Я заметил у них полное отсутствие пиетета. Это было для меня немножко похоже на опыт Стругацких, из которого они сделали «Гадких лебедей» (помните, когда Банев приезжает к детям). Это же Стругацкие приехали в ФМШ, в физмат школу в Новосибирске, и они столкнулись с таким отношением к себе. Для меня это вызов. Да, это challenge довольно серьёзный. Потом, конечно, они всё равно прибегают за автографом, но пока они разговаривают, они стараются сказать гадость, они стараются спровоцировать. И девушка-журналистка, которая там со мной была, она сказала… Ну, я зал там плохо видел, потому что я обычно как-то не вглядываюсь в отдельные лица, когда разговариваю, чтобы не выделять никого. Но она сказала, что на многих лицах она прочла выражение: «А ну-ка, что ты ещё ляпнешь?» Им было интересно, слава богу, потому что всё-таки я учитель более или менее профессиональный. Но нам пора расстаться, к сожалению, с представлением о том, что мы для них выше априори. Нам придётся доказывать это право. И мы по отношению к ним уже не совсем учителя. Я думаю, мы — их помощники, их ассистенты.
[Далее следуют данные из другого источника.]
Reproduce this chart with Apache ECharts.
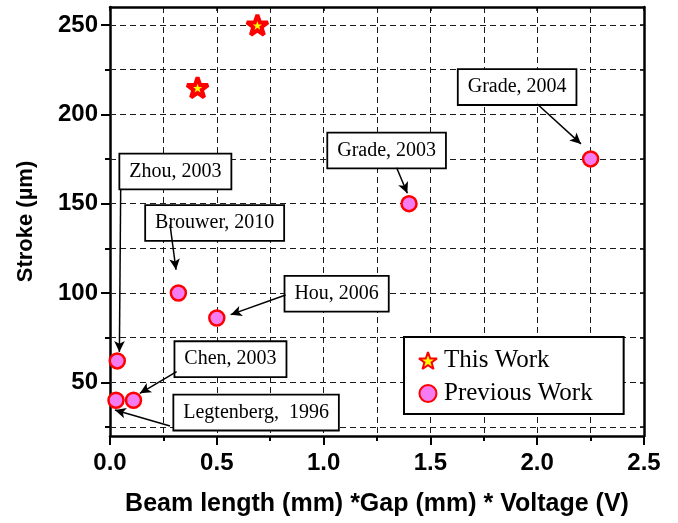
<!DOCTYPE html>
<html>
<head>
<meta charset="utf-8">
<title>Stroke vs beam length x gap x voltage</title>
<script src="https://cdn.jsdelivr.net/npm/echarts@6/dist/echarts.min.js"></script>
<style>
  html, body { margin: 0; padding: 0; background: #ffffff; }
  #chart { width: 678px; height: 523px; }
</style>
</head>
<body>
<div id="chart"></div>
<script>
// ---- data ----
const thisWorkX = [0.41, 0.69];
const thisWorkY = [215, 250];

const prevWorkNames = ['Zhou, 2003', 'Legtenberg,  1996', 'Chen, 2003', 'Brouwer, 2010', 'Hou, 2006', 'Grade, 2003', 'Grade, 2004'];
const prevWorkX = [0.034, 0.028, 0.11, 0.32, 0.50, 1.40, 2.25];
const prevWorkY = [62, 40, 40, 100, 86, 150, 175];

const yMajorTicks = [50, 100, 150, 200, 250];
const yMinorTicks = [25, 75, 125, 175, 225];

// ---- callout boxes (centre, in axis units) and their arrows ----
const calloutText = ['Zhou, 2003', 'Brouwer, 2010', 'Hou, 2006', 'Chen, 2003', 'Legtenberg,  1996', 'Grade, 2003', 'Grade, 2004'];
const calloutBoxX = [0.306, 0.490, 1.061, 0.564, 0.684, 1.295, 1.906];
const calloutBoxY = [168.0, 139.2, 99.6, 63.0, 33.1, 179.7, 215.2];
const arrowFromX = [0.050, 0.281, 0.822, 0.312, 0.281, 1.342, 2.000];
const arrowFromY = [158.0, 138.2, 98.9, 56.0, 25.6, 170.1, 205.7];
const arrowToX   = [0.044, 0.309, 0.565, 0.140, 0.023, 1.392, 2.205];
const arrowToY   = [67.0, 113.0, 87.9, 43.9, 34.5, 155.8, 183.4];

// ---- styling helpers ----
const SANS = 'Liberation Sans, Arial, sans-serif';
const SERIF = 'Liberation Serif, Times New Roman, serif';
const STAR = 'path://M50,2 L61.8,36.2 L97.6,36.2 L68.9,57.6 L79.4,92 L50,71.4 L20.6,92 L31.1,57.6 L2.4,36.2 L38.2,36.2 Z';
const gridDash = { color: '#1a1a1a', width: 1, type: [6, 4] };

const chart = echarts.init(document.getElementById('chart'), null, { renderer: 'canvas' });

const zip = (xs, ys) => xs.map((x, i) => [x, ys[i]]);

const option = {
  animation: false,
  backgroundColor: '#ffffff',
  grid: { left: 110, right: 34, top: 7, bottom: 87, containLabel: false },
  legend: {
    orient: 'vertical',
    left: 404,
    top: 337,
    width: 224,
    padding: [11, 31, 8, 14],
    itemGap: 8,
    itemWidth: 22,
    itemHeight: 17,
    backgroundColor: '#ffffff',
    borderColor: '#000',
    borderWidth: 2,
    textStyle: { fontFamily: SERIF, fontSize: 25, color: '#000' },
    data: ['This Work', 'Previous Work']
  },
  xAxis: [
    {
      type: 'value', position: 'bottom', min: 0, max: 2.5, interval: 0.5,
      name: 'Beam length (mm) *Gap (mm) * Voltage (V)',
      nameLocation: 'middle', nameGap: 56,
      nameTextStyle: { fontFamily: SANS, fontWeight: 'bold', fontSize: 25, color: '#000' },
      axisLine: { show: true, onZero: false, lineStyle: { color: '#000', width: 2.5 } },
      axisTick: { show: true, inside: false, length: 9, lineStyle: { color: '#000', width: 2 } },
      minorTick: { show: true, splitNumber: 2, length: 5, lineStyle: { color: '#000', width: 2 } },
      axisLabel: {
        margin: 15, fontFamily: SANS, fontWeight: 'bold', fontSize: 24, color: '#000',
        formatter: v => v.toFixed(1)
      },
      splitLine: { show: true, lineStyle: gridDash },
      minorSplitLine: { show: true, lineStyle: gridDash }
    },
    {
      type: 'value', position: 'top', min: 0, max: 2.5, interval: 0.5,
      axisLine: { show: true, onZero: false, lineStyle: { color: '#000', width: 2.5 } },
      axisTick: { show: true, inside: true, length: 4, lineStyle: { color: '#000', width: 1.5 } },
      axisLabel: { show: false },
      splitLine: { show: false }
    }
  ],
  yAxis: [
    {
      type: 'value', position: 'left', min: 20, max: 260,
      name: 'Stroke (\u00b5m)', nameLocation: 'middle', nameGap: 73, nameRotate: 90,
      nameTextStyle: { fontFamily: SANS, fontWeight: 'bold', fontSize: 22, color: '#000' },
      axisLine: { show: true, onZero: false, lineStyle: { color: '#000', width: 2.5 } },
      axisTick: { show: true, inside: false, length: 9, customValues: yMajorTicks, lineStyle: { color: '#000', width: 2 } },
      axisLabel: { margin: 12, customValues: yMajorTicks, fontFamily: SANS, fontWeight: 'bold', fontSize: 24, color: '#000' },
      splitLine: { show: false }
    },
    {
      type: 'value', position: 'left', min: 20, max: 260,
      axisLine: { show: false },
      axisTick: { show: true, inside: false, length: 5, customValues: yMinorTicks, lineStyle: { color: '#000', width: 2 } },
      axisLabel: { show: false },
      splitLine: { show: false }
    },
    {
      type: 'value', position: 'right', min: 20, max: 260,
      axisLine: { show: true, onZero: false, lineStyle: { color: '#000', width: 2.5 } },
      axisTick: { show: true, inside: true, length: 4, customValues: yMajorTicks.concat(yMinorTicks), lineStyle: { color: '#000', width: 1.5 } },
      axisLabel: { show: false },
      splitLine: { show: false }
    }
  ],
  series: [
    {
      // dashed horizontal grid at every 25 µm
      name: 'grid', type: 'line', data: [], silent: true, z: 1,
      markLine: {
        z: 1,
        silent: true, symbol: ['none', 'none'], animation: false,
        label: { show: false },
        lineStyle: gridDash,
        data: yMajorTicks.concat(yMinorTicks).map(v => ({ yAxis: v }))
      }
    },
    {
      // callout boxes with arrows pointing at the marked works
      name: 'callouts', type: 'scatter', z: 6, silent: true,
      symbolSize: 1, itemStyle: { color: 'rgba(0,0,0,0)' },
      data: calloutText.map((t, i) => [calloutBoxX[i], calloutBoxY[i], t]),
      label: {
        show: true, position: 'inside', opacity: 1,
        formatter: p => p.data[2],
        fontFamily: SERIF, fontSize: 20, lineHeight: 21, color: '#000',
        textBorderWidth: 0,
        backgroundColor: '#ffffff', borderColor: '#000', borderWidth: 1.8,
        padding: [7, 9, 6, 9]
      },
      labelLayout: { hideOverlap: false },
      markLine: {
        z: 7,
        silent: true, animation: false,
        symbol: ['none', 'arrow'], symbolSize: [8, 11],
        label: { show: false },
        lineStyle: { color: '#000', width: 1.5, type: 'solid' },
        data: arrowFromX.map((x, i) => [
          { coord: [x, arrowFromY[i]] },
          { coord: [arrowToX[i], arrowToY[i]] }
        ])
      }
    },
    {
      name: 'Previous Work', type: 'scatter', z: 10,
      symbol: 'circle', symbolSize: 15,
      itemStyle: { color: '#f47cf0', borderColor: '#ff0000', borderWidth: 2.5, opacity: 1 },
      data: zip(prevWorkX, prevWorkY)
    },
    {
      name: 'This Work', type: 'scatter', z: 10,
      symbol: STAR, symbolKeepAspect: true, symbolSize: 21,
      itemStyle: { color: '#ffff00', borderColor: '#ff0000', borderWidth: 4, borderJoin: 'miter', borderMiterLimit: 3, opacity: 1 },
      data: zip(thisWorkX, thisWorkY)
    }
  ]
};

chart.setOption(option);
</script>
</body>
</html>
Что касается априорного статуса учителя, что он всегда выше. Мне приятна, конечно, мысль, что учитель имеет изначальную фору. Но ещё в «Дикой собаке Бинго», помните, там Фраерман пишет: «Что такое вся история человечества, если человека могут поднять над учащимися четыре крашеные доски?» — говорит учитель и сходит с кафедры. По-моему, сейчас наше время сойти с кафедры. Вот Фраерман понял это очень вовремя. И неслучайно поэтому ему так удавались подростковые повести.

«Проза Мопассана позволяет трезво взглянуть на жизнь. Писатель видит человека насквозь, знает, что людьми часто движут безнравственные, алчные мотивы. Почему он всё же шутит над страстями ближнего своего?»

Ну а как ему не шутить? Понимаете, Мопассан всю жизнь очень страдал (и страдал искреннее) от читательского высокомерия. Он же пишет в предисловии к «Пьеру и Жану»: «Публика кричит: «Развлеките нас! Научите нас! Напугайте нас!» И лишь очень немногие говорят: «Сделайте то, что соответствует вашему характеру и темпераменту». Это очень правильный подход к делу. Я клянусь, что Мопассан действительно жизнь положил на то, чтобы, условно говоря, критика и публика знали своё место. Художник существует не для них, он не слуга. Отсюда и его ироническая дистанция, конечно, по отношению к читателю.

Что касается вообще такой саркастической насмешливости Мопассана. У него к жизни и смерти было отношение, наверное, довольно циническое (можно проследить, в силу каких причин), потому что Мопассан видит во всём Великую загадку бытия, которую он описал в «Орля», — загадку потусторонности, загадку человеческой воли. Он не понимает, сам ли человек владеет своей волей или она ему навязана, диктуется кем-то извне. Поэтому к жизни, смерти, обряду, ритуалу, традиционному хорошему поведению у него было довольно ироническое отношение. Он же понимает, что все эти добропорядочные буржуа ходят в бордели и там оттягиваются. Вот, пожалуйста, «Пышка» — рассказ о добропорядочности, о добропорядочных людях, порядочнее которых обычная руанская проститутка, прелестная собою. В этом смысле он как раз высмеивает, как правило, человеческие классические представления. Для этого даже необязательно читать «Воскресные прогулки парижского буржуа».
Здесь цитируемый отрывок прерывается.